Shares in Scotiabank were up 0.3 percent in mid-morning trading, after initially dropping 0.5 percent.
The bank has targeted annual earnings growth of 7 percent or more in Canada next year and 9 percent from its international operations, stripping out currency movements.
Excluding one-off costs, net income rose by 13 percent to C$2.35 billion ($1.77 billion) in the latest quarter, compared with the average estimate by analysts of C$2.24 billion, according to IBES data.
For the full year, Scotiabank reported a 7 percent increase in earnings at its Canadian business to C$4.4 billion, helped by improved margins as it benefited from five Bank of Canada interest rate hikes since last summer and growth in customer deposits.
However, Canadian banking head James O’Sullivan told analysts the market for deposits was “quite competitive.”
Competition for deposits among Canadian banks was heating up for the first time since the financial crisis and could crimp margin growth, analysts said.
The bank has been selling non-core businesses and focusing its international operations on the Pacific Alliance trading bloc of Peru, Mexico, Chile and Columbia, which now accounts for around a quarter of its revenue.
The transactions are not material to Scotiabank, it said, but will result in its core tier 1 capital ratio, a key measure of its financial strength, increasing by 10 basis points.

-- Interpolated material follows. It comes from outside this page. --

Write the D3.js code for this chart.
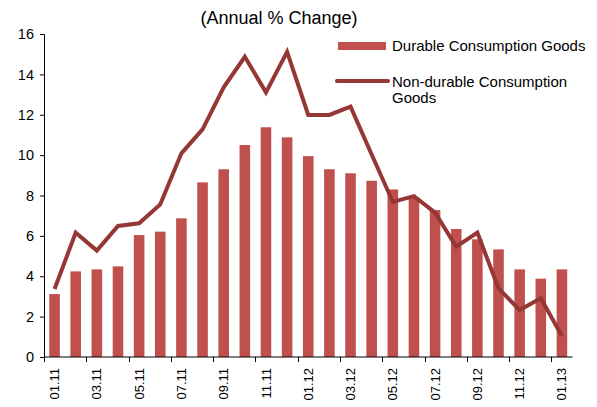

The bank’s decisions in were guided, in part, by size. Jamaica, for example, has a population of roughly 2.8 million people while the Dominican Republic — where Scotiabank expects to be the number three bank — has roughly 11 million, Porter said.
“When you look at what we’ve retained in the Caribbean, that’s 90 per cent of the population,” Porter said. “This strikes at the core of our strategy to bulk up and get scale in markets and geographies and businesses that we deem important, where we can turn the dial for our customers and shareholders.”